*Written exercise*: Reproduce the material in full, unchanged.
>>>
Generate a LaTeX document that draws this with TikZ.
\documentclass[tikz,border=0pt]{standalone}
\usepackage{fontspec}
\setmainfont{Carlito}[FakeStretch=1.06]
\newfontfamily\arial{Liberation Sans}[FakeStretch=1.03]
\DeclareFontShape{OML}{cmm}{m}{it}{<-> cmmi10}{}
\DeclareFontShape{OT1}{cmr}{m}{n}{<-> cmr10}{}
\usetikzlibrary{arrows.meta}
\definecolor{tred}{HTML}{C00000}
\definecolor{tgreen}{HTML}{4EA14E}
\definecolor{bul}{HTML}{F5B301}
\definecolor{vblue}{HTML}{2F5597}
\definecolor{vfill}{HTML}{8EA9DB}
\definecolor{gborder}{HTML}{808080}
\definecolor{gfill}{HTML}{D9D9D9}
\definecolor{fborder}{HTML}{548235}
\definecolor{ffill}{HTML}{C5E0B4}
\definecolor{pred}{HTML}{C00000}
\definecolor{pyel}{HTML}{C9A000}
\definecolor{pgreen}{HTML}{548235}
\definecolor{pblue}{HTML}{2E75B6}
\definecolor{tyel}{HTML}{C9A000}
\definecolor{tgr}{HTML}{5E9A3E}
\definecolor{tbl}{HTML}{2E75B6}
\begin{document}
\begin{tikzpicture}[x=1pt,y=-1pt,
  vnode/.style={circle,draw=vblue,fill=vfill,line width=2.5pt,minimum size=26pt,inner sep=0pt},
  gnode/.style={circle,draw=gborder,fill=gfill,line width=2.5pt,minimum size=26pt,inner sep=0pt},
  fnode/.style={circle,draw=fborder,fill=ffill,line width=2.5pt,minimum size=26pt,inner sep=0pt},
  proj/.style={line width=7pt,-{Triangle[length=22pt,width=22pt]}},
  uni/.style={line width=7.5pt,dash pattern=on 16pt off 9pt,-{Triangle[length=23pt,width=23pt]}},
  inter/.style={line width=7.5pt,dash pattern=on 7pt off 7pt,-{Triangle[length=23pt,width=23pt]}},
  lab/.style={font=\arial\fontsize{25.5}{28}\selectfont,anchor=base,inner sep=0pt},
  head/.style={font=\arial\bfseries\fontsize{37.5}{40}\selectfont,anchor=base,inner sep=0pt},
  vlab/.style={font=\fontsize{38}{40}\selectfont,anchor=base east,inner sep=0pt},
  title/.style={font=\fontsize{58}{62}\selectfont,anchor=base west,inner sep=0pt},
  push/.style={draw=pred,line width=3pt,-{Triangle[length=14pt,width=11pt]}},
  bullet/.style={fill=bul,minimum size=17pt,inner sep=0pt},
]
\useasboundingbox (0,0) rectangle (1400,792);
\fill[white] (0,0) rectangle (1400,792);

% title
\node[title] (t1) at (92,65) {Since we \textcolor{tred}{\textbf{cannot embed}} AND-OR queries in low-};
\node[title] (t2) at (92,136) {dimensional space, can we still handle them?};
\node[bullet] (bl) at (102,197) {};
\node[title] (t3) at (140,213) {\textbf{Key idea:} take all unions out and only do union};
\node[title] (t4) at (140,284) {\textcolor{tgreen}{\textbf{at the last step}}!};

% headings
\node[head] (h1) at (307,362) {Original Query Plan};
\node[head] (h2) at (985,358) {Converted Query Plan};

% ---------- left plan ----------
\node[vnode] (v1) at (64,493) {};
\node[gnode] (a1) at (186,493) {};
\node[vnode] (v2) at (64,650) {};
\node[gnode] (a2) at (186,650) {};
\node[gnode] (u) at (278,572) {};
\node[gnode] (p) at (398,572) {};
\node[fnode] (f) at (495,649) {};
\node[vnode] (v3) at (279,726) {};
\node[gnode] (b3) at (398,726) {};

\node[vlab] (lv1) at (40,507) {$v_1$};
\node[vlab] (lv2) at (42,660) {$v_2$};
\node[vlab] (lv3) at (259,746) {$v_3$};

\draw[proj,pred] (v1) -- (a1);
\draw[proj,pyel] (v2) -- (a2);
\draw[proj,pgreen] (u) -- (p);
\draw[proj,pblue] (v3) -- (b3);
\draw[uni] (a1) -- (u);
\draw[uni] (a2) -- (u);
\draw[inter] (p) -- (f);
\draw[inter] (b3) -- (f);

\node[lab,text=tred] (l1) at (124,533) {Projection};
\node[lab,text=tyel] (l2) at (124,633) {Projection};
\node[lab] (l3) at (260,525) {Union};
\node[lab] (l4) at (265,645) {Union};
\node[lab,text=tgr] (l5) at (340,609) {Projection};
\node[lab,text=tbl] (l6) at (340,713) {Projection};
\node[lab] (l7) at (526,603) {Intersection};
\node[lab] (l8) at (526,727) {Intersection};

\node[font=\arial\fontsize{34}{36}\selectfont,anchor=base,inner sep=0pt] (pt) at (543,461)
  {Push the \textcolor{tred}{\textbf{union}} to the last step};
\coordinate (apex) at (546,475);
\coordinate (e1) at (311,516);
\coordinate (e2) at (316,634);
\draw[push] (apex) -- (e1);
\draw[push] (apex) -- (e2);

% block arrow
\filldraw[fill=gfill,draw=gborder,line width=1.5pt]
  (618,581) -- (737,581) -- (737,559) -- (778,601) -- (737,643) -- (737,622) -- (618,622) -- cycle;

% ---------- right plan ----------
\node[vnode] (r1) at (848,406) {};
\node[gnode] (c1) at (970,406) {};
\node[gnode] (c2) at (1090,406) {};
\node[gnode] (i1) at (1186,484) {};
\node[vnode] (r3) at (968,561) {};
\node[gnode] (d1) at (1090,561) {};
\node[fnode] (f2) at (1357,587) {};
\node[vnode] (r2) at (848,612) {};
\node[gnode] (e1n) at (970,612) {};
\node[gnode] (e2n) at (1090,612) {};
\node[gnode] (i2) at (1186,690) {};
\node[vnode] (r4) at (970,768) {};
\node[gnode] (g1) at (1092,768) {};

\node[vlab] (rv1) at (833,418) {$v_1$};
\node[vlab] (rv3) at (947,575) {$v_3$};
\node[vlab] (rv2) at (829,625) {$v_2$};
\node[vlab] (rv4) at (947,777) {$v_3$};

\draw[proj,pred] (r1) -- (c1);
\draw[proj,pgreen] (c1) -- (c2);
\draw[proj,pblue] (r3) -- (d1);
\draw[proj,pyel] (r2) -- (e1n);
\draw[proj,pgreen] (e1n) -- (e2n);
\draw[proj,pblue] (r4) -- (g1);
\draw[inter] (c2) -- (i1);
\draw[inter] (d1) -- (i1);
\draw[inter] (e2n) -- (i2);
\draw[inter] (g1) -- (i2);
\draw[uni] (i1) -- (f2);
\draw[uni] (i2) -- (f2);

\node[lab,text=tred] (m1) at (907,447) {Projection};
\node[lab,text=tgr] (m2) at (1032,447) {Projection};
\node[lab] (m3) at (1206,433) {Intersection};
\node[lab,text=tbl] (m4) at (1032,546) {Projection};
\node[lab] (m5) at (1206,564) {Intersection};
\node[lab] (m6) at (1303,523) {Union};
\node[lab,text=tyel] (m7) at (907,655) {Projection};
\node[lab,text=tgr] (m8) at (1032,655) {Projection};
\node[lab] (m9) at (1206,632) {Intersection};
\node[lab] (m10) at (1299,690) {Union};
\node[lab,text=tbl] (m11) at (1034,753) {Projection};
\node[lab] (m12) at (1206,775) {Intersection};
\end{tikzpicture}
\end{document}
<<<
*The response*:
Generate a LaTeX document that draws this with TikZ.
\documentclass[tikz,border=0pt]{standalone}
\usepackage{fontspec}
\setmainfont{Carlito}[FakeStretch=1.06]
\newfontfamily\arial{Liberation Sans}[FakeStretch=1.03]
\DeclareFontShape{OML}{cmm}{m}{it}{<-> cmmi10}{}
\DeclareFontShape{OT1}{cmr}{m}{n}{<-> cmr10}{}
\usetikzlibrary{arrows.meta}
\definecolor{tred}{HTML}{C00000}
\definecolor{tgreen}{HTML}{4EA14E}
\definecolor{bul}{HTML}{F5B301}
\definecolor{vblue}{HTML}{2F5597}
\definecolor{vfill}{HTML}{8EA9DB}
\definecolor{gborder}{HTML}{808080}
\definecolor{gfill}{HTML}{D9D9D9}
\definecolor{fborder}{HTML}{548235}
\definecolor{ffill}{HTML}{C5E0B4}
\definecolor{pred}{HTML}{C00000}
\definecolor{pyel}{HTML}{C9A000}
\definecolor{pgreen}{HTML}{548235}
\definecolor{pblue}{HTML}{2E75B6}
\definecolor{tyel}{HTML}{C9A000}
\definecolor{tgr}{HTML}{5E9A3E}
\definecolor{tbl}{HTML}{2E75B6}
\begin{document}
\begin{tikzpicture}[x=1pt,y=-1pt,
  vnode/.style={circle,draw=vblue,fill=vfill,line width=2.5pt,minimum size=26pt,inner sep=0pt},
  gnode/.style={circle,draw=gborder,fill=gfill,line width=2.5pt,minimum size=26pt,inner sep=0pt},
  fnode/.style={circle,draw=fborder,fill=ffill,line width=2.5pt,minimum size=26pt,inner sep=0pt},
  proj/.style={line width=7pt,-{Triangle[length=22pt,width=22pt]}},
  uni/.style={line width=7.5pt,dash pattern=on 16pt off 9pt,-{Triangle[length=23pt,width=23pt]}},
  inter/.style={line width=7.5pt,dash pattern=on 7pt off 7pt,-{Triangle[length=23pt,width=23pt]}},
  lab/.style={font=\arial\fontsize{25.5}{28}\selectfont,anchor=base,inner sep=0pt},
  head/.style={font=\arial\bfseries\fontsize{37.5}{40}\selectfont,anchor=base,inner sep=0pt},
  vlab/.style={font=\fontsize{38}{40}\selectfont,anchor=base east,inner sep=0pt},
  title/.style={font=\fontsize{58}{62}\selectfont,anchor=base west,inner sep=0pt},
  push/.style={draw=pred,line width=3pt,-{Triangle[length=14pt,width=11pt]}},
  bullet/.style={fill=bul,minimum size=17pt,inner sep=0pt},
]
\useasboundingbox (0,0) rectangle (1400,792);
\fill[white] (0,0) rectangle (1400,792);

% title
\node[title] (t1) at (92,65) {Since we \textcolor{tred}{\textbf{cannot embed}} AND-OR queries in low-};
\node[title] (t2) at (92,136) {dimensional space, can we still handle them?};
\node[bullet] (bl) at (102,197) {};
\node[title] (t3) at (140,213) {\textbf{Key idea:} take all unions out and only do union};
\node[title] (t4) at (140,284) {\textcolor{tgreen}{\textbf{at the last step}}!};

% headings
\node[head] (h1) at (307,362) {Original Query Plan};
\node[head] (h2) at (985,358) {Converted Query Plan};

% ---------- left plan ----------
\node[vnode] (v1) at (64,493) {};
\node[gnode] (a1) at (186,493) {};
\node[vnode] (v2) at (64,650) {};
\node[gnode] (a2) at (186,650) {};
\node[gnode] (u) at (278,572) {};
\node[gnode] (p) at (398,572) {};
\node[fnode] (f) at (495,649) {};
\node[vnode] (v3) at (279,726) {};
\node[gnode] (b3) at (398,726) {};

\node[vlab] (lv1) at (40,507) {$v_1$};
\node[vlab] (lv2) at (42,660) {$v_2$};
\node[vlab] (lv3) at (259,746) {$v_3$};

\draw[proj,pred] (v1) -- (a1);
\draw[proj,pyel] (v2) -- (a2);
\draw[proj,pgreen] (u) -- (p);
\draw[proj,pblue] (v3) -- (b3);
\draw[uni] (a1) -- (u);
\draw[uni] (a2) -- (u);
\draw[inter] (p) -- (f);
\draw[inter] (b3) -- (f);

\node[lab,text=tred] (l1) at (124,533) {Projection};
\node[lab,text=tyel] (l2) at (124,633) {Projection};
\node[lab] (l3) at (260,525) {Union};
\node[lab] (l4) at (265,645) {Union};
\node[lab,text=tgr] (l5) at (340,609) {Projection};
\node[lab,text=tbl] (l6) at (340,713) {Projection};
\node[lab] (l7) at (526,603) {Intersection};
\node[lab] (l8) at (526,727) {Intersection};

\node[font=\arial\fontsize{34}{36}\selectfont,anchor=base,inner sep=0pt] (pt) at (543,461)
  {Push the \textcolor{tred}{\textbf{union}} to the last step};
\coordinate (apex) at (546,475);
\coordinate (e1) at (311,516);
\coordinate (e2) at (316,634);
\draw[push] (apex) -- (e1);
\draw[push] (apex) -- (e2);

% block arrow
\filldraw[fill=gfill,draw=gborder,line width=1.5pt]
  (618,581) -- (737,581) -- (737,559) -- (778,601) -- (737,643) -- (737,622) -- (618,622) -- cycle;

% ---------- right plan ----------
\node[vnode] (r1) at (848,406) {};
\node[gnode] (c1) at (970,406) {};
\node[gnode] (c2) at (1090,406) {};
\node[gnode] (i1) at (1186,484) {};
\node[vnode] (r3) at (968,561) {};
\node[gnode] (d1) at (1090,561) {};
\node[fnode] (f2) at (1357,587) {};
\node[vnode] (r2) at (848,612) {};
\node[gnode] (e1n) at (970,612) {};
\node[gnode] (e2n) at (1090,612) {};
\node[gnode] (i2) at (1186,690) {};
\node[vnode] (r4) at (970,768) {};
\node[gnode] (g1) at (1092,768) {};

\node[vlab] (rv1) at (833,418) {$v_1$};
\node[vlab] (rv3) at (947,575) {$v_3$};
\node[vlab] (rv2) at (829,625) {$v_2$};
\node[vlab] (rv4) at (947,777) {$v_3$};

\draw[proj,pred] (r1) -- (c1);
\draw[proj,pgreen] (c1) -- (c2);
\draw[proj,pblue] (r3) -- (d1);
\draw[proj,pyel] (r2) -- (e1n);
\draw[proj,pgreen] (e1n) -- (e2n);
\draw[proj,pblue] (r4) -- (g1);
\draw[inter] (c2) -- (i1);
\draw[inter] (d1) -- (i1);
\draw[inter] (e2n) -- (i2);
\draw[inter] (g1) -- (i2);
\draw[uni] (i1) -- (f2);
\draw[uni] (i2) -- (f2);

\node[lab,text=tred] (m1) at (907,447) {Projection};
\node[lab,text=tgr] (m2) at (1032,447) {Projection};
\node[lab] (m3) at (1206,433) {Intersection};
\node[lab,text=tbl] (m4) at (1032,546) {Projection};
\node[lab] (m5) at (1206,564) {Intersection};
\node[lab] (m6) at (1303,523) {Union};
\node[lab,text=tyel] (m7) at (907,655) {Projection};
\node[lab,text=tgr] (m8) at (1032,655) {Projection};
\node[lab] (m9) at (1206,632) {Intersection};
\node[lab] (m10) at (1299,690) {Union};
\node[lab,text=tbl] (m11) at (1034,753) {Projection};
\node[lab] (m12) at (1206,775) {Intersection};
\end{tikzpicture}
\end{document}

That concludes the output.